Friday, February 19, 2021

Where to begin and how to deal with being uncomfortable in your own skin?

How do you deal with that overwhelming feeling of not wanting to be in your own skin? I’ve been on and off the weight loss train for the past year and I just can’t seem to shake that feeling. For example, I’ll go to the gym really late at night because I hate being around people while I’m this size and feel this way about myself. But then even though I’m there with only a handful of people I still get self conscious and end up just using the treadmill instead of actually lifting weights like I want to.

I hate being looked at. When I go in for my shifts at the coffee shop I work at, my jeans fit tight and my shirts hug my stomach. It’s all I can focus on and I try desperately all day to make sure I don’t bend over the wrong way so that my fat doesn’t mush together. If I could wear a hoodie everyday I would. I’m embarrassed of myself. I really really am.

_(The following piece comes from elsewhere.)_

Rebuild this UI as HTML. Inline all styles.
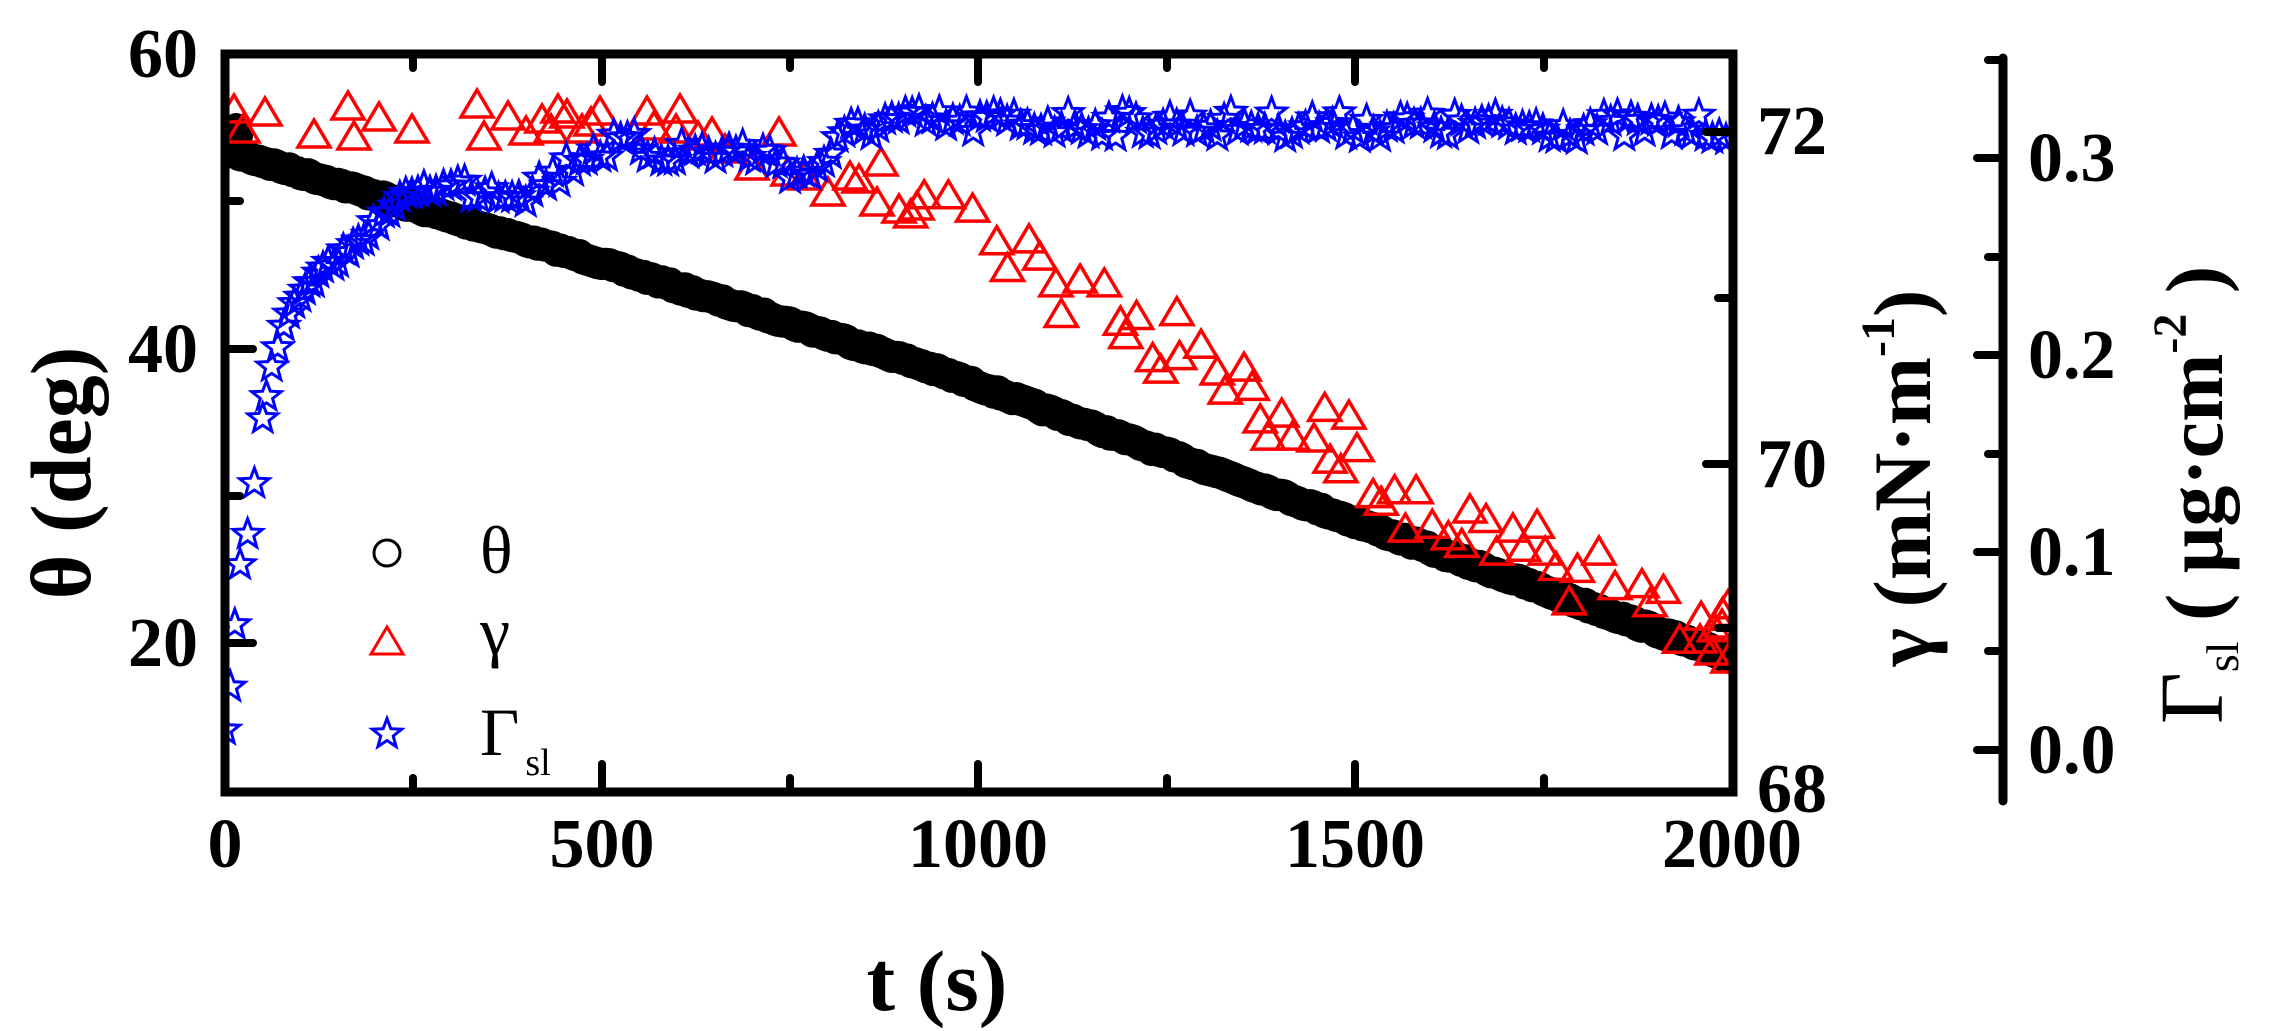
<!DOCTYPE html>
<html><head><meta charset="utf-8">
<style>
html,body{margin:0;padding:0;background:#fff;}
svg{display:block;font-family:"Liberation Serif","DejaVu Serif",serif;}
text,tspan{font-family:"Liberation Serif","DejaVu Serif",serif;}
</style></head>
<body>
<svg id="s" width="2278" height="1031" viewBox="0 0 2278 1031" xmlns="http://www.w3.org/2000/svg" font-family="Liberation Serif, DejaVu Serif, serif">
<defs><clipPath id="cp"><rect x="229" y="58" width="1500" height="730"/></clipPath></defs>
<rect width="2278" height="1031" fill="#fff"/>
<g id="data" clip-path="url(#cp)"></g>
<rect x="225" y="54" width="1508" height="738" fill="none" stroke="#000" stroke-width="9"/>
<g stroke="#000" stroke-width="8" stroke-linecap="round">
<line x1="225" y1="349" x2="253" y2="349"/><line x1="225" y1="643" x2="253" y2="643"/>
<line x1="225" y1="201" x2="240" y2="201"/><line x1="225" y1="496" x2="240" y2="496"/>
<line x1="602" y1="792" x2="602" y2="764"/><line x1="978" y1="792" x2="978" y2="764"/><line x1="1355" y1="792" x2="1355" y2="764"/>
<line x1="413" y1="792" x2="413" y2="778"/><line x1="790" y1="792" x2="790" y2="778"/><line x1="1167" y1="792" x2="1167" y2="778"/><line x1="1544" y1="792" x2="1544" y2="778"/>
<line x1="602" y1="54" x2="602" y2="82"/><line x1="978" y1="54" x2="978" y2="82"/><line x1="1355" y1="54" x2="1355" y2="82"/>
<line x1="413" y1="54" x2="413" y2="68"/><line x1="790" y1="54" x2="790" y2="68"/><line x1="1167" y1="54" x2="1167" y2="68"/><line x1="1544" y1="54" x2="1544" y2="68"/>
<line x1="1733" y1="132" x2="1706" y2="132"/><line x1="1733" y1="464" x2="1706" y2="464"/>
<line x1="1733" y1="298" x2="1718" y2="298"/><line x1="1733" y1="628" x2="1718" y2="628"/>
<line x1="2003" y1="58" x2="2003" y2="801" stroke-width="9"/>
<line x1="2003" y1="158" x2="1977" y2="158"/><line x1="2003" y1="355" x2="1977" y2="355"/><line x1="2003" y1="552" x2="1977" y2="552"/><line x1="2003" y1="750" x2="1977" y2="750"/>
<line x1="2003" y1="60" x2="1988" y2="60"/><line x1="2003" y1="257" x2="1988" y2="257"/><line x1="2003" y1="454" x2="1988" y2="454"/><line x1="2003" y1="651" x2="1988" y2="651"/>
</g>
<g font-size="70" font-weight="bold" fill="#000" font-family="Liberation Serif, serif">
<text x="198" y="77" text-anchor="end">60</text>
<text x="198" y="372" text-anchor="end">40</text>
<text x="198" y="666" text-anchor="end">20</text>
<text x="225" y="867" text-anchor="middle">0</text>
<text x="602" y="867" text-anchor="middle">500</text>
<text x="978" y="867" text-anchor="middle">1000</text>
<text x="1355" y="867" text-anchor="middle">1500</text>
<text x="1732" y="867" text-anchor="middle">2000</text>
<text x="1757" y="154">72</text>
<text x="1757" y="487">70</text>
<text x="1757" y="812">68</text>
<text x="2028" y="181">0.3</text>
<text x="2028" y="378">0.2</text>
<text x="2028" y="575">0.1</text>
<text x="2028" y="773">0.0</text>
</g>
<text x="937" y="1010" text-anchor="middle" font-size="86" font-weight="bold" font-family="Liberation Serif, serif">t (s)</text>
<text transform="translate(90,473) rotate(-90)" text-anchor="middle" font-size="86" font-weight="bold" font-family="Liberation Serif, serif">θ (deg)</text>
<text transform="translate(1930,478) rotate(-90)" text-anchor="middle" font-size="82" font-weight="bold" font-family="Liberation Serif, serif">γ (mN·m<tspan font-size="48" dy="-36">-1</tspan><tspan dy="36">)</tspan></text>
<text transform="translate(2222,495) rotate(-90)" text-anchor="middle" font-size="82" font-weight="bold" font-family="Liberation Serif, serif"><tspan font-weight="normal" font-size="90">Γ</tspan><tspan font-size="46" dy="16" font-weight="normal">sl</tspan><tspan dy="-16"> ( μg·cm</tspan><tspan font-size="48" dy="-36">-2</tspan><tspan dy="36"> )</tspan></text>
<circle cx="387" cy="553" r="13" fill="none" stroke="#000" stroke-width="3"/>
<text x="480" y="573" font-size="68" font-family="Liberation Serif, serif">θ</text>
<polygon points="387,627 371,654 403,654" fill="none" stroke="#f00" stroke-width="3"/>
<text x="480" y="654" font-size="68" font-family="Liberation Serif, serif">γ</text>
<g id="lgstar"></g>
<text x="480" y="755" font-size="68" font-family="Liberation Serif, serif">Γ<tspan font-size="38" dy="20" dx="6">sl</tspan></text>
</svg>
<script>
(function(){
var NS="http://www.w3.org/2000/svg";
var g=document.getElementById("data");
function X(t){return 225+t*0.7535;}
function el(n,a,p){var e=document.createElementNS(NS,n);for(var k in a)e.setAttribute(k,a[k]);(p||g).appendChild(e);return e;}
var seed=7;function rnd(){seed=(seed*16807)%2147483647;return seed/2147483647;}
function interp(pts,t){for(var i=1;i<pts.length;i++){if(t<=pts[i][0]){var a=pts[i-1],b=pts[i];return a[1]+(b[1]-a[1])*(t-a[0])/(b[0]-a[0]);}}return pts[pts.length-1][1];}
var th=[[0,150],[60,164],[474,257],[924,365],[1400,495],[2000,658]];
var d="";for(var t=0;t<=2030;t+=5){var y=interp(th,t)+(rnd()-0.5)*3;if(t>2000)y=658+(t-2000)*0.27;d+=(t?"L":"M")+X(t).toFixed(1)+","+y.toFixed(1);}
el("path",{d:d,fill:"none",stroke:"#000","stroke-width":32,"stroke-linecap":"round","stroke-linejoin":"round"});
el("circle",{cx:236,cy:125,r:12,fill:"#000"});el("circle",{cx:240,cy:136,r:13,fill:"#000"});
function tri(cx,cy,p){el("polygon",{points:cx+","+(cy-15)+" "+(cx-16)+","+(cy+12)+" "+(cx+16)+","+(cy+12),fill:"none",stroke:"#f00","stroke-width":3.5},p);}
var tp=[[234,110],[243,130],[265,113],[314,135],[348,107],[354,137],[379,118],[412,130],[477,105],[484,137],[508,117],[526,132],[542,120],[558,110],[567,115],[551,130],[582,130],[600,112],[591,123],[647,112],[654,127],[680,110],[676,130],[698,137],[712,133],[725,150],[752,167],[779,133],[788,173],[805,177],[828,193],[850,177],[859,180],[877,203],[881,163],[899,210],[917,207]];
var zp=[[20,420],[45,370],[90,370],[135,405],[180,490],[240,485],[200,560],[260,530],[290,600],[335,590],[300,680],[380,600],[410,700],[440,685],[515,675],[420,735],[470,795],[560,760],[520,790],[485,825],[590,830],[640,820],[605,880],[655,870],[670,955],[710,940],[790,925],[835,945],[685,1000],[730,1000],[770,1005],[800,1060],[850,1030],[820,1085],[880,1150],[920,1140],[960,1140],[895,1170],[940,1240],[990,1230],[1020,1260],[1060,1190],[1090,1215],[1045,1280],[1110,1300],[1140,1240],[1185,1230],[1160,1290],[1200,1300],[1220,1340],[1260,1345],[1300,1300],[1245,1430],[1330,1390],[1380,1385],[1420,1400],[1395,1435],[1450,1530],[1490,1470],[1530,1460],[1515,1500],[1540,1440]];
zp.forEach(function(p){tp.push([900+p[0]/1.86,50+p[1]/2.61+4]);});
tp.push([1700,640],[1712,652],[1722,625],[1728,660]);
tp.forEach(function(p){tri(p[0],p[1]);});
function star(cx,cy,p){var s="";for(var i=0;i<10;i++){var r=i%2?6.5:15.5;var a=-Math.PI/2+i*Math.PI/5;s+=(cx+r*Math.cos(a)).toFixed(1)+","+(cy+r*Math.sin(a)).toFixed(1)+" ";}el("polygon",{points:s,fill:"none",stroke:"#00f","stroke-width":3},p);}
var sp=[[0,729],[7,684],[13,628],[20,569],[30,532],[39,482],[52,408],[62,368],[75,335],[90,310],[110,287],[140,265],[180,240],[205,220],[250,190],[300,187],[400,190],[440,175],[480,152],[530,145],[580,152],[650,152],[700,152],[740,162],[770,178],[800,155],[840,128],[880,122],[2000,128]];
var early=[0,7,13,20,30,39,50,55,62,70,78,85,92,100,106,112,118,124,130,137,144,150,157,164,170,177,184,190,197,204,211,218,225,232,240,248,256,264,272,280,290];
early.forEach(function(t){star(X(t),interp(sp,t)+(rnd()-0.5)*10);});
for(var t=300;t<=2000;t+=9){var y=interp(sp,t)+(rnd()-0.5)*26;star(X(t),y);}
star(387,734,document.getElementById("lgstar"));
})();
</script>
</body></html>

I’m so ashamed, that I’ve developed this overwhelming fear of other people thinking about and judging me.

I want to make changes in my life, but I get home from work after spending all day worrying about what people think about me and I’m just so mentally exhausted. Then I turn to food to cope. I have no portion control whatsoever. I tell my girlfriend not to buy me things at the grocery store because I’ll just eat it all in one sitting, but she buys stuff anyways because she loves me. And I love her too, but I know myself and I know my self control is little to none. Obviously that isn’t her fault. I can do really well tracking everything all day and be exactly where I need to be calorie wise. Then I get home and I get comfortable and it all goes out the window.

Im ranting now. But I’m just kind of typing this out to visualize my thoughts and ask for any advice out there from people who think like me, that have gotten through their journey and come out the other side. Life isn’t bad, life is really good actually. But man I just want to beat this demon that is weight loss so I can finally feel like myself.